Чистое же отрицание несовместимо с жизнью. Отрицание, ничего не предлагающее взамен отрицаемого, есть смерть. Ощущение этого факта заложено в подсознании человека. Поэтому люди, чья вера возникла из отрицания чего-то, несогласия с чем-то, сознательно или бессознательно начинают искать нечто, какую-то идею, которую делают объектом своей веры и предметом верности вместо отвергнутого. Атеист, начав с отрицания Бога, неизбежно приходит к вере в материю, в человечество, в науку. Человек, отрицающий коммунистический рай, придумывает или ищет рай иной — подлинный или мнимый. Я помню, как в старших классах школы мы, представители советской молодежи начала 1980-х, начав свои поиски с критики и отрицания всех “прелестей” “самого справедливого и прогрессивного общественного устройства в истории человечества”, пришли к абсолютной идеализации “западного образа жизни”, о котором в то время имели представление в основном по передачам ВВС, “Голоса Америки” и джинсам, которыми торговали фарцовщики у “Детского мира”.

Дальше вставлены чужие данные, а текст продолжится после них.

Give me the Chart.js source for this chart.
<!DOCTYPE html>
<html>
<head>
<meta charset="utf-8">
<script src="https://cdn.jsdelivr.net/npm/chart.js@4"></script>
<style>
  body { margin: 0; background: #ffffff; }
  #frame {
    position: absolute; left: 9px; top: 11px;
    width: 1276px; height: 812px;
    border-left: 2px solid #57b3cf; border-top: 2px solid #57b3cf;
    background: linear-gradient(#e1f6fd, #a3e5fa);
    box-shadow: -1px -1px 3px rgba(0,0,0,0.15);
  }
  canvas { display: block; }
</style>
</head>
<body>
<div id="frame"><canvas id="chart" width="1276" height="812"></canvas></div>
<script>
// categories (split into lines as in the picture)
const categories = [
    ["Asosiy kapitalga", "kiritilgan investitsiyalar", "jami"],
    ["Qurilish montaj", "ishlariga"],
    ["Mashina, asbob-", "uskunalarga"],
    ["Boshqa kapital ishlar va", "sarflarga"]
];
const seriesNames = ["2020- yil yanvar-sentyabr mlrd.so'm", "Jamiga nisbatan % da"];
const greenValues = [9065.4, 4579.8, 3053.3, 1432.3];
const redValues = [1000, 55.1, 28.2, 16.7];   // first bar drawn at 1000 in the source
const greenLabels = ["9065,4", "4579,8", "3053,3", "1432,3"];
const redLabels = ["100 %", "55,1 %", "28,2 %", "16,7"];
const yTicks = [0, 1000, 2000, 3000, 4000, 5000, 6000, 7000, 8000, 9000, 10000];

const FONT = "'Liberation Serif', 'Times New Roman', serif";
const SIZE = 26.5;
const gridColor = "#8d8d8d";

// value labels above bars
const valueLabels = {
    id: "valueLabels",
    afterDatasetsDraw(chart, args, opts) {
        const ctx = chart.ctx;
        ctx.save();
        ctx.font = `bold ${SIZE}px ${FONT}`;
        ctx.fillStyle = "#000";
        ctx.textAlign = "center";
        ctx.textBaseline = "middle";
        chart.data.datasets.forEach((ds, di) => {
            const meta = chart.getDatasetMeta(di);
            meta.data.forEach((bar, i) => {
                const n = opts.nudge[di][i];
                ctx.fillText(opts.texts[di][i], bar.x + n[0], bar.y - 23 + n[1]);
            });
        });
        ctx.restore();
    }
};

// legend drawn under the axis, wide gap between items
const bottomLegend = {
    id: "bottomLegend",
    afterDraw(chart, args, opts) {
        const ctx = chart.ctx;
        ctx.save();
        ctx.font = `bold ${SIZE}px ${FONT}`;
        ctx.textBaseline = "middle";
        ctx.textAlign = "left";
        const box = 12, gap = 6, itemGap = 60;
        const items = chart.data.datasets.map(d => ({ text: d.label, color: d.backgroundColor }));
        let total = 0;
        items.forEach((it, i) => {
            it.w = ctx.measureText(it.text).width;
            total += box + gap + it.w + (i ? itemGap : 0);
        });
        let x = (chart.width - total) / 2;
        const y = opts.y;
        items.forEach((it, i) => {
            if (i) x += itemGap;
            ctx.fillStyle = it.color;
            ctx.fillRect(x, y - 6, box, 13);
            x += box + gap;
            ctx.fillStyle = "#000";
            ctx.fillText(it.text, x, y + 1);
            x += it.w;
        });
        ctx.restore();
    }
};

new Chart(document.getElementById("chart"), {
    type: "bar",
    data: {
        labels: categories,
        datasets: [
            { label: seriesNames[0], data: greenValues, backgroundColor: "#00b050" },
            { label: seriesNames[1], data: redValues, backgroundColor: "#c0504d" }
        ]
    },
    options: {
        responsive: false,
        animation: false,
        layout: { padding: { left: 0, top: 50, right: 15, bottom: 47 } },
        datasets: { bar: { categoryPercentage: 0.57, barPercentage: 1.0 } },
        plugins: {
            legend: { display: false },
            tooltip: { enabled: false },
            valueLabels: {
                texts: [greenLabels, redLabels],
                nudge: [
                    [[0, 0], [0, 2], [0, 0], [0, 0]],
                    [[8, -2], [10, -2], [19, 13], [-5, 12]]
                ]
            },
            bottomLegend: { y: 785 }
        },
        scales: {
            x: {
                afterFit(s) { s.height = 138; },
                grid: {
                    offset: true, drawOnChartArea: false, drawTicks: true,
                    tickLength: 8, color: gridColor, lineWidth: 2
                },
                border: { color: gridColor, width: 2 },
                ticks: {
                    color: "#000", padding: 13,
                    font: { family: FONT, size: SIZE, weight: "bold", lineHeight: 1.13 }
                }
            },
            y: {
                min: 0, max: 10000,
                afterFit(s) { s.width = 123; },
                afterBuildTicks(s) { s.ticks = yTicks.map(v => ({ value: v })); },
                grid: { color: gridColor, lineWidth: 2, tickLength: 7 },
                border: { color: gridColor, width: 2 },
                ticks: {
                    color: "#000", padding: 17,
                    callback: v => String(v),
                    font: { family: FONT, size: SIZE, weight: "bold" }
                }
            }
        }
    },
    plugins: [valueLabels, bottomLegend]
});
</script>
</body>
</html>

Итак, молодому поколению, реально вступающему во взрослую жизнь, витально необходима идея как предмет веры, объект верности. Идея, которой можно служить. Идея, ради которой молодой человек был бы готов добровольно принять ограничения личной свободы, налагаемые на личность обществом. Идея, к которой он готов стремиться. Для достижения которой он готов преодолевать трудности, прилагать силы, идти на жертвы.

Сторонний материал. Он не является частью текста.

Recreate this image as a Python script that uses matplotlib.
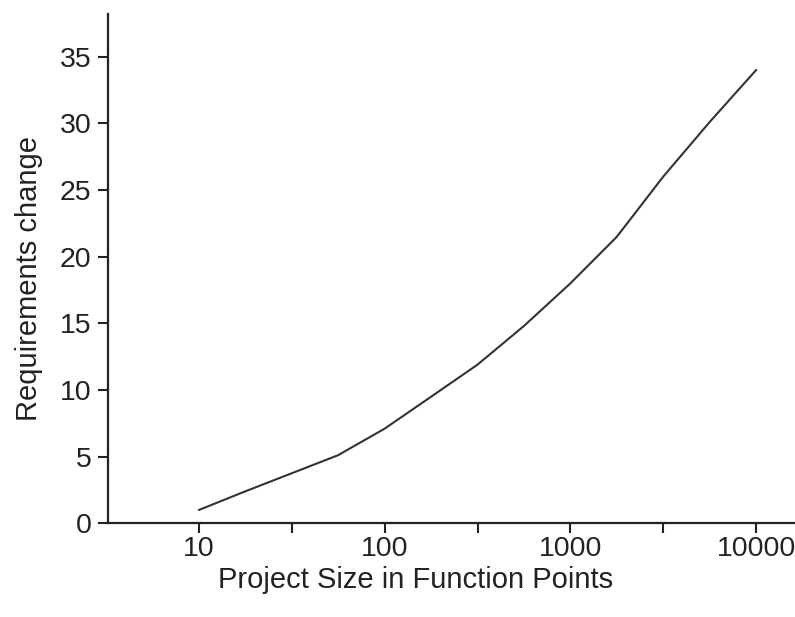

Витальность идей: от чего она зависит
и как влияет на судьбу человека
Старшему поколению это достаточно хорошо известно. Поэтому во всем мире общество, желая включить молодежь в свою структуру, использовать ее энергию для достижения своих целей и по возможности свести к минимуму реальные и потенциальные конфликты, связанные с этим, предлагает ей те или иные идеи в качестве предмета веры. Это одна из важнейших функций государственной идеологии. Однако следует иметь в виду, что идея, подобно большинству живых организмов, имеет определенный жизненный цикл. В какой-то момент она становится нежизнеспособной и умирает. Помните бендеровское: “Идея себя изжила”. Это может происходить, например, в том случае, когда идея реализована, провозглашенная цель достигнута. Можно создать новый автомобиль, более совершенный, чем все созданные ранее, как частное воплощение уже осуществленной идеи. Но нельзя вновь изобрести автомобиль вообще — он давно изобретен. Это может случиться также, если имеются некие условия, в которых данная идея существовать попросту не может. Скажем, идея всеобщего равенства по вполне очевидным причинам нежизнеспособна в обществе, строящем свою жизнь и убеждения на принципах кастовой системы. Другое дело, что есть вечные, универсальные или, я бы сказал, подлинные идеи и непреходящие ценности, но о них чуть позже.
Пока же вернемся к тому, что предлагается молодежи обществом. Идеи, которые пытается внедрить в ее сознание государственная идеология, тесно связаны с целями и задачами данного государства. И с тем, как они понимаются и формулируются государственной элитой. История знает немало примеров, свидетельствующих о том, что государственная жизнь и само существование государственной системы обусловлены жизнеспособностью и актуальностью господствующих в данном обществе идей. Кризисы государственной идеологии и самой государственной системы тесно связаны друг с другом. Если возникший идеологический кризис не находит удовлетворительного разрешения: скажем, если на смену полностью реализованной и, таким образом, изжившей себя идее, не приходит новая, отвечающая актуальным потребностям времени, — это означает конец данного государства в том виде, в котором оно существовало. Например, упадок и гибель Римской империи тесно связаны с умиранием идеи “римского мира”, максимально реализованной в создании гигантской мировой державы и, таким образом, исчерпавшей себя. То же самое происходит, если общество по тем или иным причинам строит свою жизнь и веру в соответствии с изначально нежизнеспособной идеей. Третий рейх был обречен на гибель, ибо идея нацизма в своем крайнем проявлении неизбежно противопоставляла немцев не просто евреям или славянам, но всему человечеству. В этих условиях его не могли спасти ни жестокость Гиммлера, ни полководческие таланты Манштейна, ни “чудо-оружие” доктора Брауна.